At the root of logic lies the need to understand the difference between good arguments, which justify the claim that the conclusion is true, and bad arguments, which do not justify the conclusion. Aristotle believed that there are good arguments such that «certain things being stated, something other than what is stated follows of necessity from their being so». Today such arguments are called “deductively valid”. Aristotle discovered that deductively valid arguments share some general forms, which can be studied. This was the beginning of formal logic. In contemporary formal logic the most elementary forms of deductively valid arguments depend only on special words, or phrases like “not”, “and”, “or”, “if…,then”, which allow us to build compound sentences if applied to sentences of lower complexity. These words or phrases are called “sentential connectives” and are studied by sentential logic. Contemporary logic began in the second half of the XIXth century with a revolutionary transformation in the conception of logical forms. In the works of Gottlob Frege, Charles Peirce and Giuseppe Peano two new ideas appeared. First: many sentences can be analyzed as formed by predicates like “x loves y” that are applied to more than one singular term, and not only to one subject. Second: compound sentences like “everyone loves someone” can be formed by applying logical operations called “quantifiers”. Some arguments are valid in virtue of a form that depends on both connectives and quantifiers. The logic that studies this kind of valid arguments is predicate logic. The first module of the course "Introduction to formal logic" is about sentential logic.
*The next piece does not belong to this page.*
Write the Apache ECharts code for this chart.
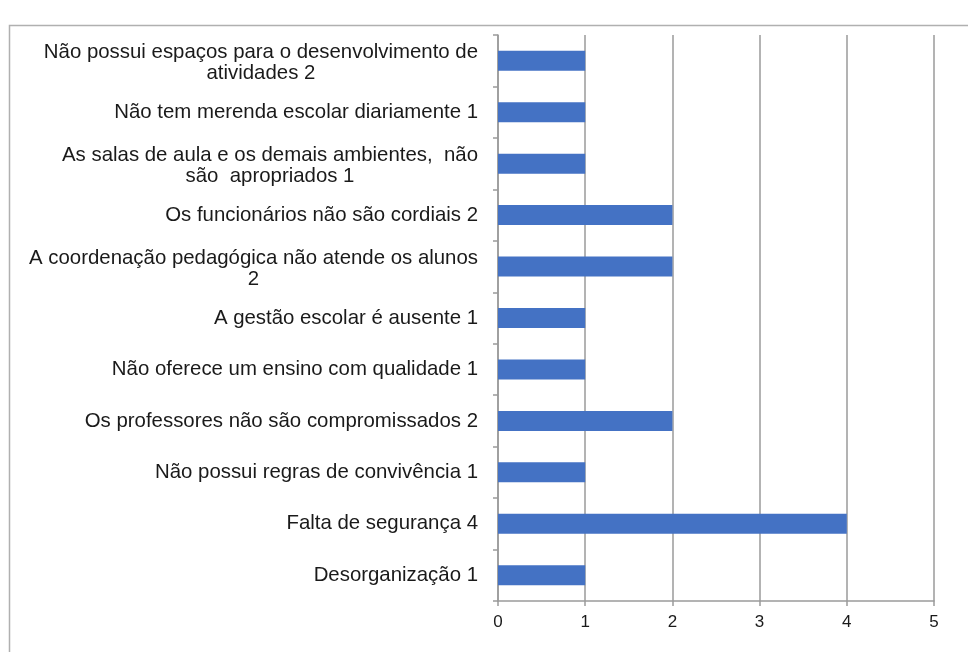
<!DOCTYPE html>
<html>
<head>
<meta charset="utf-8">
<script src="https://cdn.jsdelivr.net/npm/echarts@6/dist/echarts.min.js"></script>
<style>html,body{margin:0;padding:0;background:#fff;}#c{width:968px;height:652px;}</style>
</head>
<body>
<div id="c"></div>
<script>
const categories = [
  "Não possui espaços para o desenvolvimento de\natividades 2",
  "Não tem merenda escolar diariamente 1",
  "As salas de aula e os demais ambientes,  não\nsão  apropriados 1",
  "Os funcionários não são cordiais 2",
  "A coordenação pedagógica não atende os alunos\n2",
  "A gestão escolar é ausente 1",
  "Não oferece um ensino com qualidade 1",
  "Os professores não são compromissados 2",
  "Não possui regras de convivência 1",
  "Falta de segurança 4",
  "Desorganização 1"
];
const values = [1, 1, 1, 2, 2, 1, 1, 2, 1, 4, 1];
const xTicks = [0, 1, 2, 3, 4, 5];

const FONT = 'Liberation Sans, Arial, sans-serif';
const FS = 20.4;
const LH = 21;
const yData = categories.map(function (c) {
  return c.indexOf('\n') >= 0 ? { value: c, textStyle: { padding: [4, 0, 0, 0] } } : c;
});
const chart = echarts.init(document.getElementById('c'));
chart.setOption({
  animation: false,
  backgroundColor: '#ffffff',
  graphic: [{
    type: 'rect',
    shape: { x: 9.5, y: 25.5, width: 1100, height: 800 },
    style: { fill: 'none', stroke: '#b0b0b0', lineWidth: 1.5 },
    silent: true
  }],
  grid: { left: 498, right: 34, top: 35, bottom: 51, containLabel: false },
  xAxis: {
    type: 'value',
    min: xTicks[0],
    max: xTicks[xTicks.length - 1],
    interval: 1,
    axisLine: { show: true, lineStyle: { color: '#9a9a9a', width: 1.5 } },
    axisTick: { show: true, length: 5, lineStyle: { color: '#9a9a9a', width: 1.5 } },
    splitLine: { show: true, lineStyle: { color: '#9a9a9a', width: 1.5 } },
    axisLabel: { color: '#1a1a1a', fontSize: 17, fontFamily: FONT, margin: 13 }
  },
  yAxis: {
    type: 'category',
    inverse: true,
    data: yData,
    axisLine: { show: true, lineStyle: { color: '#9a9a9a', width: 1.5 } },
    axisTick: { show: true, length: 5, lineStyle: { color: '#9a9a9a', width: 1.5 } },
    axisLabel: {
      color: '#1a1a1a',
      fontSize: FS,
      fontFamily: FONT,
      margin: 20,
      lineHeight: LH,
      interval: 0,
      formatter: function (v) {
        return v.split('\n').map(function (l) { return '{c|' + l + '}'; }).join('\n');
      },
      rich: {
        c: { align: 'center', color: '#1a1a1a', fontSize: FS, lineHeight: LH, fontFamily: FONT }
      }
    }
  },
  series: [{
    type: 'bar',
    data: values,
    barWidth: 20,
    itemStyle: { color: '#4472C4' }
  }]
});
</script>
</body>
</html>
Classical sentential logic will be considered both from the point of view of classical two-valued semantics and from the point of view of formal systems of natural deduction. The second module of the course "Introduction to formal logic" is about predicate logic. Classical first order predicate logic with identity will be considered both from the point of view of classical model-theoretic semantics and from the point of view of formal systems of natural deduction. Some philosophical issues concerning sentential logic and first order predicate logic will be highlighted.
Prerequisites
A basic knowledge corresponding to the level of the upper secondary school is required.
Books
Lecture notes: “Introduzione alla logica formale”
Frequency
attending the course is highly recommended
Exam mode
The exam is written. The student must answer some questions, so showing: 1. to know the definitions of key concepts (connective, truth-function, formal system); 2. to be able to construct derivations in formal systems; 3. to know classical two valued semantics for the relevant formal languages; 4. to be aware of the problems facing the view of language and knowledge characterizing classical logic. 1, 2 and 3 are necessary conditions to pass the exam. A final grade superior to 27 will be given to students who reach all the goals.
Lesson mode
Lectures. Active student participation is highly encouraged.